So does a commitment to a theology of the "principalities and powers" entail a radical paradigm shift for Christian theology in the West? Or is some sort of adjustment of the main line all that is required?
A starker way to pose my question might be: Is Augustinian anthropology dead?
Walter Wink proposes (Somewhere. I can't recall where -- probably several somewheres) that the recovery of New Testament depictions of principalities and powers, the demythologizing (or de-supernaturalizing) of these P&Ps, and the radical reinterpretation of this language in terms of a new type of biblical realism that address contemporary society and politics, represents a new wave of Christian thought -- the future of authentic theology, in fact.
After reading the work of William Stringfellow off and on for the past three years, I'm tending to think he would have agreed with Wink. Stringfellow doesn't cite sources often, and mapping his dependence upon theological figures would be a tricky business, but somewhere (again, I can't remember where) he expresses his admiration for Augustine and Luther.
To be sure, Stringfellow's portrayal of radical grace seems to me to be well in line with the Reformers and their Augustinian roots. One might also plausibly read Stringfellow as defending a modern version of sola scriptura -- stripped, to be sure, of any inerrantist or fundamentalist presuppositions.
Nonetheless, it seems to me, one major piece of this Augustinian-Lutheran-Reformed legacy is basically discarded in Stringfellow's work: The anthropology of the divided/bent/bound will, the human heart turned in upon itself (incurvatus in se), and the hamartiology (account of sin) and soteriology that flow of of these ideas.
Stringfellow, in my reading, radically redirects theological discourse away from traditional tropes of sin and salvation and the classic Western preoccupation with evil that traces back (at least) as far as Augustine's row with the Manicheans. Instead, in Stringfellow, the basic problem that emerges is idolatry -- which he understands to be noetic and existential bondage to the fallen P&Ps, and, through their mediation, to death itself, the ultimate power and paradigm of all that opposes God and God's good creation.
Now, again, one can point to Luther's profound meditations on Christ as victor (as Aulen showed us long ago in his classic Christus Victor), a lively sense of Sin, Death and the Devil as our cosmic-existential enemies -- and even the Law, too, to the extent that it is bent to serve those powers (the 1535 Galatians is a good place to see these themes played out).
But Luther -- and Calvin too, in a big way -- have also this notion of sin as a corruption of the will, something more than, or distinguishable from, bondage to powers conceived to be "external" to the self, the realm of the non-human or the demonic. And this is precisely what -- at least according to the impression which I've gotten so far -- Stringfellow gets rid of or perhaps, at least, plays down.
Are there, then, two separate strands within Western atonement theology that don't sit well together, that can be distinguished, or perhaps even are mutually exclusive? Such an inquiry raises some key fundamental questions, and I can't explore all of them here.

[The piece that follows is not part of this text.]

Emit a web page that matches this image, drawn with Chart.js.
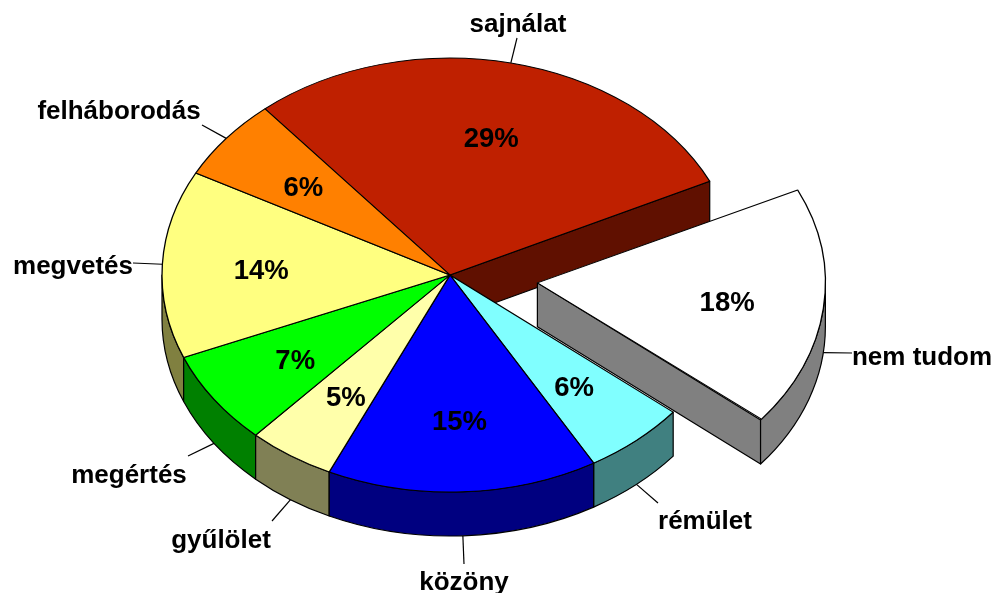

Maybe this example will make the point at issue a little clearer: Stringfellow insists that the P&Ps are created by God (or the "Word of God" to use the language he eventually would prefer) and not by human beings. What makes this claim odd is that the P&Ps include institutions, ideologies and images. But don't human beings create these, in some sense, even if such entities do take on a life and a power of their own that transcends the intentionality of human agents (and who can deny this)?
But if there is a "fall" of the P&Ps that is somehow anterior to or independent of subjective human agencies, and if, consequently, all of us are tied up in the webb of these P&Ps that serve as "acolytes of death" (to use Stringfellow's pregnant phrase), does the traditional problem of human culpability dissolve?
What the Jesuits were unable to destroy of Augustine's old-school anthropology, the Enlightenment and Romanticism pretty much demolished. Then Schleiermacher gives classic dogmatic expression to a modern, post-Augustinian framework in his Christian Faith. So I'm used to the notion that Augustine's notion of the bound will is basically dead in the oldline Protestant churches (and perhaps also in many of the "evangelical" churches too). If you bring up a the topic of total depravity, most Episcopalians will look at you like you have lobsters crawling out your ears. (There are exceptions, especially among readers of Robert Capon and Paul Zahl.)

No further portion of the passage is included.